On July 4, 1991, CONCETTI was recognised as an economic institution under the Central Committee of Vietnam Economic Association. Two years later, CONCETTI Company was established as one of the first limited company of Hanoi when the Law of private enterprises came into force.

They proactively contacted and worked with international friends so that they could better understand Vietnam’s culture, people and the initial changes in the legal environment, thereby contributing to attracting billions of dollar of foreign direct investment, which the Vietnamese always needed to rebuild the country after years of long wars and embargoes.

In the following years, CONCETTI advised the Lao government on the industrial property law and reopened the intellectual property registry book. CONCETTI also advised hundreds of domestic and foreign investment projects, typically Ciputra urban area in Hanoi with the capital of $2.6 billion in 1996.

Also, in 1995, CONCETTI implemented a project of the Swedish International Development Cooperation Agency on tendering, which made the basis for Vietnam’s Bidding Law afterwards.

30 years of consulting: From discrimination to recognition 1
An activity of raising the consulting capacity by CONCETTI in 1996

Overall, when consulting had yet appeared in the national classification of economic activities, Tien and a group of leaders in consulting had tried to help raise the capacity of consultants in Vietnam, and their notable achievement was Decree 87 (promulgated in 2002).

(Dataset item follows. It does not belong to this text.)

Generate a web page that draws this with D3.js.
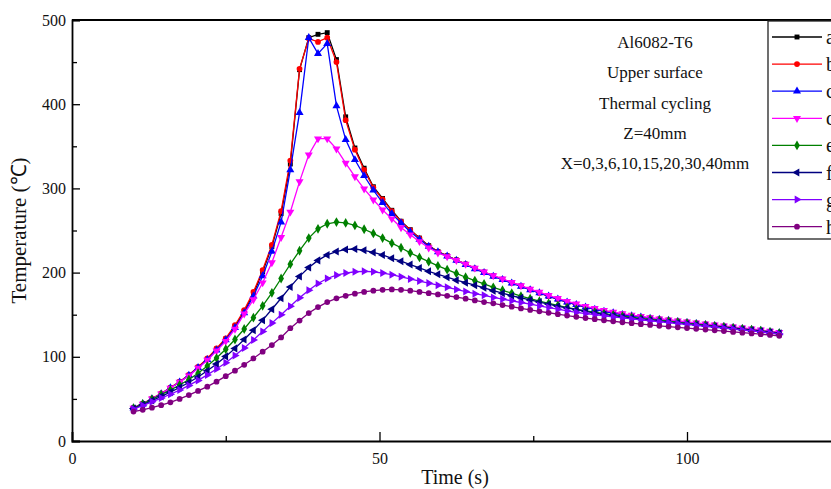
<!DOCTYPE html>
<html>
<head>
<meta charset="utf-8">
<script src="https://cdn.jsdelivr.net/npm/d3@7"></script>
<style>
  html, body { margin: 0; padding: 0; background: #fff; overflow: hidden; }
  svg { display: block; font-family: "Liberation Serif", "Times New Roman", serif; }
</style>
</head>
<body>
<svg id="chart" width="831" height="489"></svg>
<script>
// ---------------- data ----------------
const time = [10, 11.5, 13, 14.5, 16, 17.5, 19, 20.5, 22, 23.5, 25, 26.5, 28, 29.5, 31, 32.5, 34, 35.5, 37, 38.5,
  40, 41.5, 43, 44.5, 46, 47.5, 49, 50.5, 52, 53.5, 55, 56.5, 58, 59.5, 61, 62.5, 64, 65.5, 67, 68.5,
  70, 71.5, 73, 74.5, 76, 77.5, 79, 80.5, 82, 83.5, 85, 86.5, 88, 89.5, 91, 92.5, 94, 95.5, 97, 98.5,
  100, 101.5, 103, 104.5, 106, 107.5, 109, 110.5, 112, 113.5, 115];

const seriesA = [39, 44, 50, 56, 63, 70, 78, 87.5, 97, 109,
  121, 136, 154, 175, 201, 231, 270, 329, 441, 479,
  483, 485, 453, 385, 348, 324, 302, 288, 274, 261,
  251, 241, 232, 225, 220, 215, 210, 205, 200.5, 196,
  192, 188, 184, 180, 176, 172, 168.5, 165, 162, 159,
  156.5, 154.3, 152.3, 150.5, 148.8, 147.3, 145.9, 144.6, 143.4, 142.2,
  141, 139.8, 138.6, 137.4, 136.2, 135, 133.8, 132.6, 131.3, 130, 128.5];

const seriesB = [39.5, 44.5, 50.5, 56.5, 63.5, 70.5, 78.5, 88, 98, 110,
  122, 137.5, 155.5, 177, 203, 233, 273, 333, 442, 478,
  474, 479, 450, 381, 346, 322, 301, 287, 273, 260.5,
  250.5, 240.5, 231.5, 225, 220, 215, 210, 205, 200.5, 196,
  192, 188, 184, 180, 176, 172, 168.5, 165, 162, 159,
  156.6, 154.4, 152.4, 150.6, 148.9, 147.4, 146, 144.7, 143.5, 142.3,
  141.1, 139.9, 138.7, 137.5, 136.3, 135.1, 133.9, 132.7, 131.4, 130.1, 128.6];

const seriesC = [39, 44, 50, 56, 63, 70, 78, 87, 96.5, 108,
  120, 134.5, 152, 172, 196, 225, 260, 322, 390, 479,
  460, 472, 398, 358, 334, 315, 298, 283, 270, 259,
  248.5, 239.5, 231, 224.5, 219.5, 214.5, 209.5, 204.5, 200, 195.5,
  191.5, 187.5, 183.5, 179.5, 175.8, 172, 168.5, 165, 162, 159,
  156.3, 154, 152, 150.2, 148.5, 147, 145.6, 144.3, 143.1, 141.9,
  140.7, 139.5, 138.3, 137.1, 135.9, 134.7, 133.5, 132.3, 131, 129.7, 128.3];

const seriesD = [39, 44, 50, 56, 63, 70, 77.5, 86.5, 96, 107,
  118.5, 133, 151, 168, 188, 212, 242, 272, 308, 340,
  359, 359, 347, 330, 314, 299.5, 286.5, 274.5, 264, 253.5,
  245, 237, 229.5, 223.5, 219, 214.5, 210, 205.5, 201, 196.5,
  192.5, 188.5, 184.5, 180.5, 176.8, 173, 169.5, 166, 163, 160,
  157.5, 155.2, 153.2, 151.3, 149.6, 148, 146.5, 145.2, 144, 142.8,
  141.6, 140.4, 139.2, 138, 136.8, 135.6, 134.4, 133.2, 131.9, 130.6, 129.2];

const seriesE = [39, 44, 49.5, 55, 60.5, 66.5, 73, 80.5, 89, 98.5,
  109, 120.5, 133, 146.5, 160.5, 176, 193, 210, 226, 241,
  252, 258, 260, 259, 256, 251.5, 246.5, 241, 235, 229.5,
  223.5, 218, 213, 208, 203.5, 199, 194.5, 190.5, 186.5, 182.5,
  179, 175.5, 172, 169, 166, 163.5, 161, 158.5, 156.5, 154.5,
  153, 151.3, 149.8, 148.3, 147, 145.7, 144.5, 143.3, 142.2, 141,
  139.8, 138.7, 137.6, 136.5, 135.4, 134.3, 133.2, 132.1, 130.9, 129.6, 128.2];

const seriesF = [38.5, 43, 48, 53, 58, 63.5, 69.5, 76, 83.5, 91.5,
  100.5, 110, 120.5, 131.5, 143.5, 156.5, 169.5, 183, 195.5, 206,
  214.5, 221, 225, 227.5, 228, 226.5, 224, 221, 217, 213.5,
  209.5, 205.5, 201.5, 198, 194.5, 191, 188, 185, 182, 178.5,
  175.5, 172.5, 170, 167.5, 165, 162.5, 160, 158, 156, 154,
  152, 150.3, 148.8, 147.3, 146, 144.7, 143.5, 142.3, 141.2, 140,
  139, 138, 136.9, 135.8, 134.7, 133.6, 132.5, 131.4, 130.3, 129.1, 127.8];

const seriesG = [38, 42, 46.5, 51, 55.5, 60.5, 66, 72, 78.5, 85.5,
  93, 101.5, 110.5, 120, 130, 140, 150, 160, 170, 179,
  187, 193, 197, 199.5, 201, 201.5, 201, 199.5, 197.5, 195,
  192.5, 190, 187.5, 185, 182.5, 180, 177.5, 175, 173, 170.5,
  168.5, 166.5, 164.5, 162.5, 160.5, 158.5, 156.5, 154.5, 152.8, 151.3,
  150, 148.7, 147.4, 146.2, 145, 143.9, 142.8, 141.7, 140.6, 139.5,
  138.5, 137.3, 136.2, 135.1, 134, 132.9, 131.8, 130.7, 129.6, 128.4, 127.2];

const seriesH = [35, 37, 39.5, 42.5, 46, 50, 54.5, 59.5, 64.5, 70.5,
  77, 83.5, 90.5, 98, 106, 114, 123, 134, 143, 152,
  159, 165, 169.5, 172.5, 175, 177, 178.5, 179.5, 180, 179.5,
  178.5, 177, 175.5, 174, 172.5, 171, 169, 167, 165, 163.5,
  161.5, 159.5, 157.5, 155.7, 154, 152.3, 150.6, 149, 147.5, 146,
  144.7, 143.4, 142.2, 141, 139.9, 138.8, 137.8, 136.8, 135.9, 135,
  134.1, 133.2, 132.3, 131.4, 130.5, 129.6, 128.7, 127.8, 126.9, 125.9, 125];

const seriesNames = ["a", "b", "c", "d", "e", "f", "g", "h"];
const seriesValues = [seriesA, seriesB, seriesC, seriesD, seriesE, seriesF, seriesG, seriesH];
const xTickValues = [0, 50, 100];
const xMinorTicks = [25, 75, 125];
const yTickValues = [0, 100, 200, 300, 400, 500];
const yMinorTicks = [50, 150, 250, 350, 450];
const notes = ["Al6082-T6", "Upper surface", "Thermal cycling", "Z=40mm", "X=0,3,6,10,15,20,30,40mm"];

// ---------------- styles ----------------
const colors = ["#000000", "#ff0000", "#0000ff", "#ff00ff", "#008000", "#000080", "#8000ff", "#800080"];
const shapes = [
  { t: d3.symbolSquare, s: 24, r: 0 },
  { t: d3.symbolCircle, s: 26, r: 0 },
  { t: d3.symbolTriangle, s: 28, r: 0 },
  { t: d3.symbolTriangle, s: 28, r: 180 },
  { t: d3.symbolDiamond, s: 28, r: 0 },
  { t: d3.symbolTriangle, s: 28, r: -90 },
  { t: d3.symbolTriangle, s: 28, r: 90 },
  { t: d3.symbolCircle, s: 26, r: 0 }
];

const svg = d3.select("#chart");
const x = d3.scaleLinear().domain([0, 125]).range([72, 72 + 6.15 * 125]);
const y = d3.scaleLinear().domain([0, 500]).range([441, 20]);

// axes
const axisFont = "16px";
svg.append("g").attr("transform", `translate(0,${y(0)})`)
  .call(d3.axisBottom(x).tickValues(xTickValues).tickSize(-9).tickPadding(12).tickFormat(d3.format("d")));
svg.append("g").attr("transform", `translate(0,${y(0)})`)
  .call(d3.axisBottom(x).tickValues(xMinorTicks).tickSize(-5).tickFormat(""))
  .call(g => g.select(".domain").remove());

svg.append("g").attr("transform", `translate(${x(0)},0)`)
  .call(d3.axisLeft(y).tickValues(yTickValues).tickSize(-8).tickPadding(6).tickFormat(d3.format("d")));
svg.append("g").attr("transform", `translate(${x(0)},0)`)
  .call(d3.axisLeft(y).tickValues(yMinorTicks).tickSize(-5).tickFormat(""))
  .call(g => g.select(".domain").remove());

svg.selectAll(".domain").attr("stroke", "#000").attr("stroke-width", 1.8);
svg.selectAll(".tick line").attr("stroke", "#000").attr("stroke-width", 1.3);
svg.selectAll(".tick text").attr("font-size", axisFont).attr("fill", "#111")
  .attr("font-family", '"Liberation Serif", serif');

// top frame line
svg.append("line").attr("x1", x(0)).attr("x2", 831).attr("y1", y(500)).attr("y2", y(500))
  .attr("stroke", "#000").attr("stroke-width", 1.8);

// axis titles
svg.append("text").attr("x", 455).attr("y", 484).attr("text-anchor", "middle")
  .attr("font-size", "20px").attr("fill", "#111").text("Time (s)");
svg.append("text").attr("transform", `translate(26,${y(250)}) rotate(-90)`).attr("text-anchor", "middle")
  .attr("font-size", "21px").attr("fill", "#111").text("Temperature (℃)");

// series
const line = d3.line().x((d, i) => x(time[i])).y(d => y(d));
seriesValues.forEach((vals, k) => {
  const g = svg.append("g");
  g.append("path").datum(vals).attr("d", line).attr("fill", "none")
    .attr("stroke", colors[k]).attr("stroke-width", 1.3);
  const sym = d3.symbol().type(shapes[k].t).size(shapes[k].s);
  g.selectAll("path.m").data(vals).join("path").attr("class", "m")
    .attr("d", sym)
    .attr("transform", (d, i) => `translate(${x(time[i])},${y(d)}) rotate(${shapes[k].r})`)
    .attr("fill", colors[k]);
});

// annotations
notes.forEach((t, i) => {
  svg.append("text").attr("x", 655).attr("y", 48 + i * 30.3).attr("text-anchor", "middle")
    .attr("font-size", "17px").attr("fill", "#111").text(t);
});

// legend
const lg = svg.append("g");
lg.append("rect").attr("x", 768).attr("y", 21).attr("width", 80).attr("height", 218)
  .attr("fill", "#fff").attr("stroke", "#222").attr("stroke-width", 1.3);
seriesNames.forEach((n, k) => {
  const yy = 37 + k * 27.1;
  lg.append("line").attr("x1", 772).attr("x2", 822).attr("y1", yy).attr("y2", yy)
    .attr("stroke", colors[k]).attr("stroke-width", 1.3);
  lg.append("path").attr("d", d3.symbol().type(shapes[k].t).size(shapes[k].s)())
    .attr("transform", `translate(797,${yy}) rotate(${shapes[k].r})`).attr("fill", colors[k]);
  lg.append("text").attr("x", 826).attr("y", yy + 7).attr("font-size", "20px").attr("fill", "#111").text(n);
});
</script>
</body>
</html>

Since then, consulting has been officially recognised and increasingly integrated into the socio-economic development.

When Vietnam joined the World Trade Organization (WTO) in 2007, Tien and his colleagues recognised that governance-related issues were imperative. At that time, consulting should focus on not only investment and policies but also corporate governance.

Shortly thereafter, in July 2007, the Vietnam Association of Corporate Directors (VACD) was officially established, chaired by Han Manh Tien. After ten years of operation, now VACD has more than 2,000 members, three clubs of Chief Finance Officers, Chief Human Resources Officers, Chief Sales & Marketing Officers, as well as an e-magazine.

30 years of consulting: From discrimination to recognition 2
The success of VACD

Nowadays, the consulting profession in Vietnam has become clearer and more professional thanks to the development of information technology. Talking about career criteria, Tien stated that consulting was not for anyone. A professional consultant must first be an expert in an area with basic skills such as analysis, research or estimation. More importantly, professional ethics should be the top priority.

After more than 30 years, professional consulting activities have accompanied economic development of Vietnam. CONCETTI has just celebrated its thirtieth anniversary.

30 years of consulting: From discrimination to recognition 3
General Director Han Manh Tien on the thirtieth birthday of CONCETTI

In that 30-year journey, the first professional Vietnamese consultants recognised “alone go fast, together go far”. From strangers to colleagues, they then became brothers, working together until now as consulting has flourished in Vietnam and deeply attached in various economic sectors.